Lo mismo sirve el contexto para comentar la situación reciente con la actriz Fabiola Colmenares. Aunque criticable en la confusa situación en la que se inmiscuyó, donde sojuzgó la postura política de otros ciudadanos en compañía de una reportera de Globovisión, aparentemente fue despedida por su activismo político, lo cual, en nuestro criterio, constituye una aberración de una política interpretación de la democracia, criticable en tanto la ejerza retaliativamente un ente gubernamental, que no uno privado por aquello del libre derecho al mercado. ¿Quién pretende llenar un país de actores chavistas o sólo opositores al gobierno? Es un absurdo, y mucho más cuando todo el mundo sabe que la actriz fue botada por una empresa privada que hace un libre ejercicio de mercado. ¿Quién puede creer que importa algo el ideario político de cualquier actor si su trabajo es recrear, artísticamente, la realidad en una ficción, siguiendo el guión, más incluso si a fuerza de talento hace a uno olvidar con su actuación la sugestión de su orientación política -que no es el caso de Fabiola? Otra cosa distinta fuera que como agente político rompiera la barrera de un guión para colar un gesto de efecto subliminal, por decir algo, o que calumniase como actor o director a determinada persona con una pretensión biográfica, o que en su vida pública inicie una campaña de desvirtuamiento de la concepción artística de un trabajo determinado para enfilarla políticamente contra alguien, o lo que sea que haga recordar el acto de sesgo en el que incurre un periodista cuando prostituye su oficio de manejo ético de la información.

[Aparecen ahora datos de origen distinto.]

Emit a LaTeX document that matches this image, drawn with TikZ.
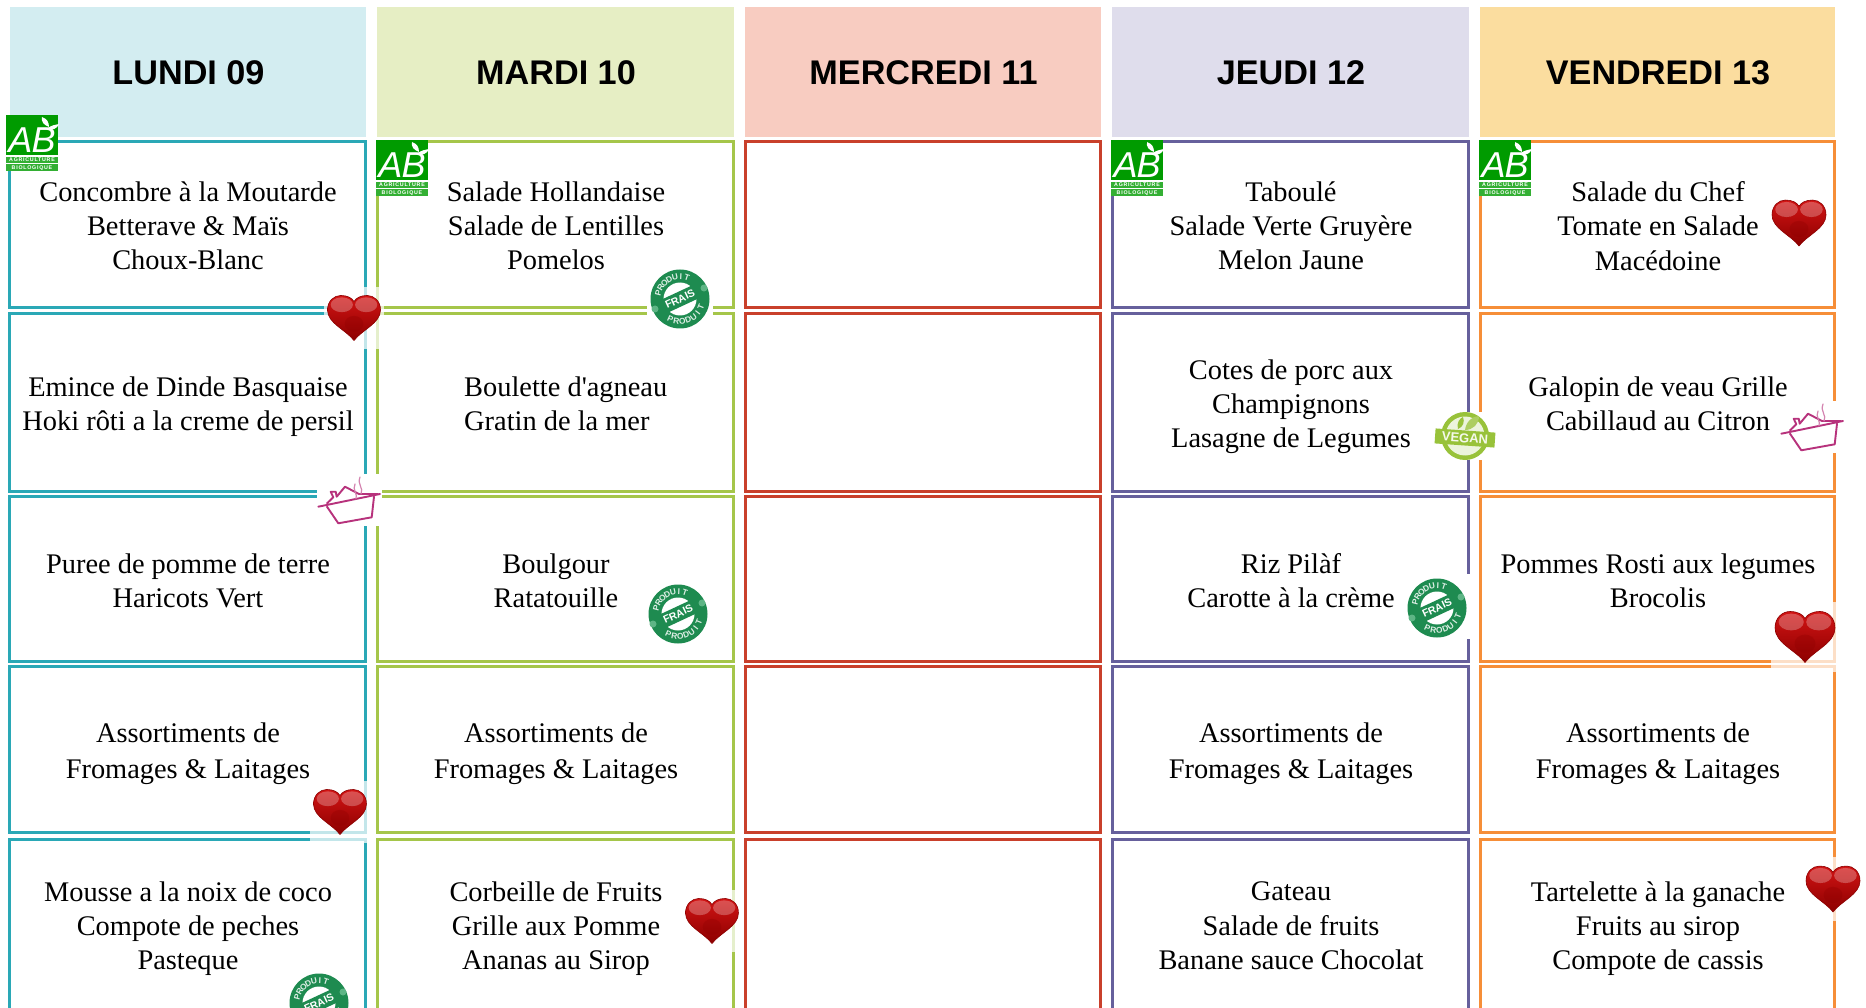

En todo caso, el oficio de periodista es una profesión de alta sujeción a valores éticos, casi nada comparable con la libertad con la que puede contar un profesional de la actuación, quien puede profesar abiertamente su preferencia política sin alimentar necesariamente sospechas sobre su pulcritud laboral, más allá de un asunto de criterios.
¿Complejo, no?
Un actor, como el arte mismo, podrá siempre exponer su preferencia política dentro de un sociedad de libertades y derechos mientras no violente el derecho ajeno; lo que jamás podrá tolerarse, éticamente, es que haya periodistas haciendo de actores políticos, aun en un supuesto -imposible por cierto- que no le haga daño a nadie.